Fail: (timeout: 1) (elapsed: 0.00121498) (conn: 0.00114512) (set: 1.00002694) (get: 0.00000000) Fail: (timeout: 1) (elapsed: 0.00368810) (conn: 0.00360799) (set: 1.00003314) (get: 0.00000000) Fail: (timeout: 1) (elapsed: 0.00128603) (conn: 0.00117397) (set: 1.00004005) (get: 0.00000000) Fail: (timeout: 1) (elapsed: 0.00115108) (conn: 0.00108099) (set: 1.00002789) (get: 0.00000000)
In this case, it failed waiting for "get" to complete.

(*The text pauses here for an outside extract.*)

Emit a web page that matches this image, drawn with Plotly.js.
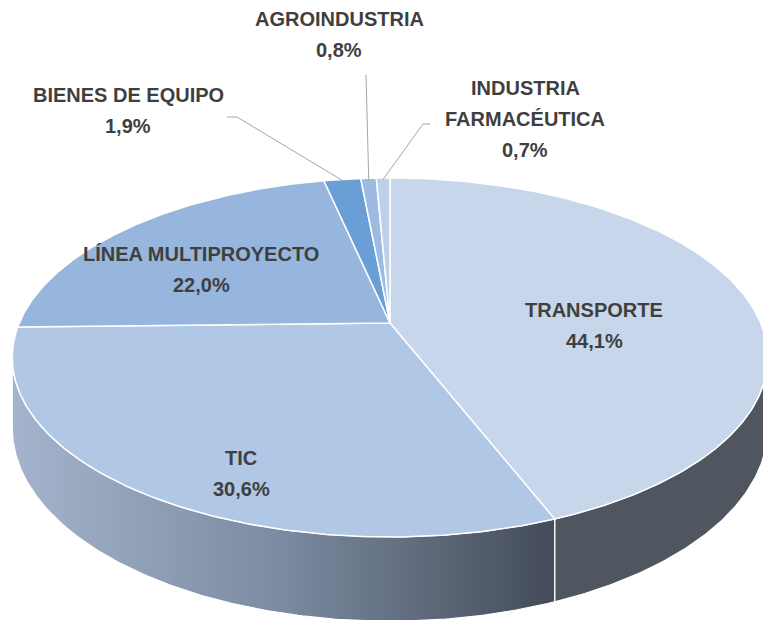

If you want to log all of the tests mc_conn_tester.pl runs, open the file and change the line:
my $debug = 0;
my $debug = 1;
You will then see normal lines begin with
loop: and failed tests will start
Fail: as usual.
In most cases, where listen_disabled_num doesn't apply, you're likely dropping packets for some reason. Either a firewall is in the way and has run out of stateful tracking slots, or your network card or switch is dropping packets.
You'll most likely see this manifest as:
Fail: (timeout: 1) (elapsed: 1.00145602) (conn: 0.00000000) (set: 0.00000000) (get: 0.00000000)
conn: and the rest are all zero. So the test was not able to
connect to memcached.
On most systems SYN retries are 3 seconds, which is awfully long. Losing a single SYN packet will certainly mean a timeout. This is easily proven:
$ ./mc_conn_tester.pl -s memcached-host -c 5000 --timeout 1 > log_one_second && ./mc_conn_tester.pl -s memcached-host -c 5000 --timeout 4 > log_three_seconds && ./mc_conn_tester.pl -s memcached-host -c 5000 --timeout 8 > log_eight_seconds
... Run 5000 tests each round (you can adjust this if you wish). The first one having a timeout of 1s, which is often the client default. Then next with 4s, which would allow for one SYN packet to be lost but still pass the test. Then finally 8s, which allows two SYN packets to be lost in a row and yet still succeed.
If you see the number of
Fail: lines in each log file decrease, then your
network is likely dropping SYN packets.
Fixing that, however, is beyond the scope of this document.
If mc_conn_tester.pl is seeing connection timeouts (conn: is 0), you may be running out of local ports, firewall states, or TIME_WAIT buckets. This can happen if you are opening and closing connections quicker than the sockets can die off.
Use netstat to see how many you have open, and if the number is high enough
that it may be problematic.
netstat -n | grep -c TIME_WAIT.
Details of how to tune these variables are outside the scope of this document, but google for "Linux TCP network tuning TIME_WAIT" (or whatever OS you have) will usually give you good results. Look for the variables below and understand their meaning before tuning.
!THESE ARE EXAMPLES, NOT RECOMMENDED VALUES! net.ipv4.ip_local_port_range = 16384 65534 net.ipv4.tcp_max_tw_buckets = 262144 net.ipv4.tcp_fin_timeout = 30 net.ipv4.tcp_tw_reuse = 1 net.ipv4.tcp_tw_recycle = 1
Also read up on iptables and look up information on managing conntrack states or conntrack buckets. If you find some links you love e-mail us and we'll link them here.
Odds are good your client has a bug :( Try reaching out to the client author for help.